The mosque, in a rocky valley near the town of Jamrud, lies on the main road along which trucks carry vital supplies to the expanding US-led force in Afghanistan.

Suspected Taliban militants have carried out a string of attacks on both trucks and transport depots along the route in recent months, destroying scores of military vehicles, including Humvees, and raising doubts about the reliability of the supply line.

The area has also been beset by feuds between rival tribal and militant groups - some loosely allied with the government, others close to the Taliban - that have included suicide bombings and attacks on mosques, though none so deadly as yesterday's blast.

Frustrated at Pakistan's failure to gain control of the border belt, the US has carried out an intense campaign of missile strikes into the region since last year.

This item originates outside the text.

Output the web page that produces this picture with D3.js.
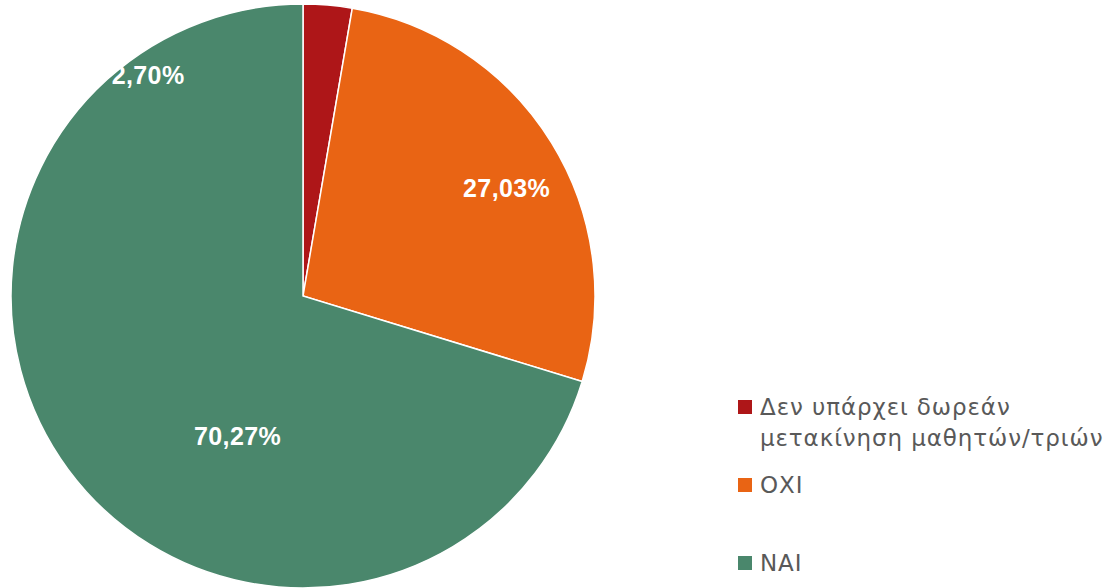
<!DOCTYPE html>
<html>
<head>
<meta charset="utf-8">
<script src="https://cdn.jsdelivr.net/npm/d3@7"></script>
<style>
  body { margin: 0; background: #fff; }
</style>
</head>
<body>
<div id="chart"></div>
<script>
"use strict"

const categories = ["Δεν υπάρχει δωρεάν μετακίνηση μαθητών/τριών", "ΟΧΙ", "ΝΑΙ"];
const values = [2.70, 27.03, 70.27];
const labels = ["2,70%", "27,03%", "70,27%"];
const colors = ["#AE1618", "#E96414", "#4A876C"];
// label placement: angle in degrees clockwise from top, radius fraction
const labelAngle = [325, 62, 205];
const labelRadius = [0.925, 0.79, 0.53];
const legendLines = [["Δεν υπάρχει δωρεάν", "μετακίνηση μαθητών/τριών"], ["ΟΧΙ"], ["ΝΑΙ"]];

let width = 1111, height = 588;
let cx = 303, cy = 296, radius = 292;

let svg = d3.select("#chart")
            .append("svg")
            .attr("width", width)
            .attr("height", height);

let g = svg.append("g")
           .attr("transform", "translate(" + cx + "," + cy + ")");

let pie = d3.pie().sort(null).value(function(d) { return d; });
let arc = d3.arc().innerRadius(0).outerRadius(radius);

let arcs = pie(values);

g.selectAll("path")
  .data(arcs)
  .enter()
  .append("path")
  .attr("d", arc)
  .style("fill", function(d, i) { return colors[i]; })
  .style("stroke", "#fff")
  .style("stroke-width", 1.5);

g.selectAll("text.lbl")
  .data(arcs)
  .enter()
  .append("text")
  .attr("class", "lbl")
  .attr("x", function(d, i) { return Math.sin(labelAngle[i] * Math.PI / 180) * radius * labelRadius[i]; })
  .attr("y", function(d, i) { return -Math.cos(labelAngle[i] * Math.PI / 180) * radius * labelRadius[i]; })
  .attr("dy", "0.36em")
  .attr("text-anchor", "middle")
  .style("font-family", "'Liberation Sans', Arial, sans-serif")
  .style("font-weight", "bold")
  .style("font-size", "25px")
  .style("letter-spacing", "0.4px")
  .style("fill", "#fff")
  .text(function(d, i) { return labels[i]; });

let legendY = d3.scalePoint()
  .domain(categories)
  .range([407, 563]);

let legend = svg.append("g")
  .attr("transform", "translate(738,0)");

let item = legend.selectAll("g")
  .data(categories)
  .enter()
  .append("g")
  .attr("transform", function(d) { return "translate(0," + legendY(d) + ")"; });

item.append("rect")
  .attr("x", 0)
  .attr("y", -7)
  .attr("width", 14)
  .attr("height", 14)
  .style("fill", function(d, i) { return colors[i]; });

item.each(function(d, i) {
  let t = d3.select(this).append("text")
    .attr("x", 22)
    .attr("y", 0)
    .style("font-family", "'DejaVu Sans', sans-serif")
    .style("font-size", "23px")
    .style("letter-spacing", "0.9px")
    .style("fill", "#595959");
  legendLines[i].forEach(function(line, j) {
    t.append("tspan")
      .attr("x", 22)
      .attr("dy", j == 0 ? "0.36em" : "31px")
      .text(line);
  });
});
</script>
</body>
</html>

President Asif Ali Zardari yesterday reiterated Pakistan's opposition to the strikes, apparently carried out by unmanned CIA aircraft. The government says the attacks feed anti-American feeling and undermine its own effort to isolate extremists.

"We hope Obama is a name for change," Zardari told reporters in the southwestern province of Baluchistan, a region that some have speculated will be the next target of the drone attacks.

Zardari also urged Obama to take a "regional approach" as part of his new strategy for tackling extremism and terrorism, a change Pakistani officials hope would leave them shouldering less of the blame for the Taliban's resurgence.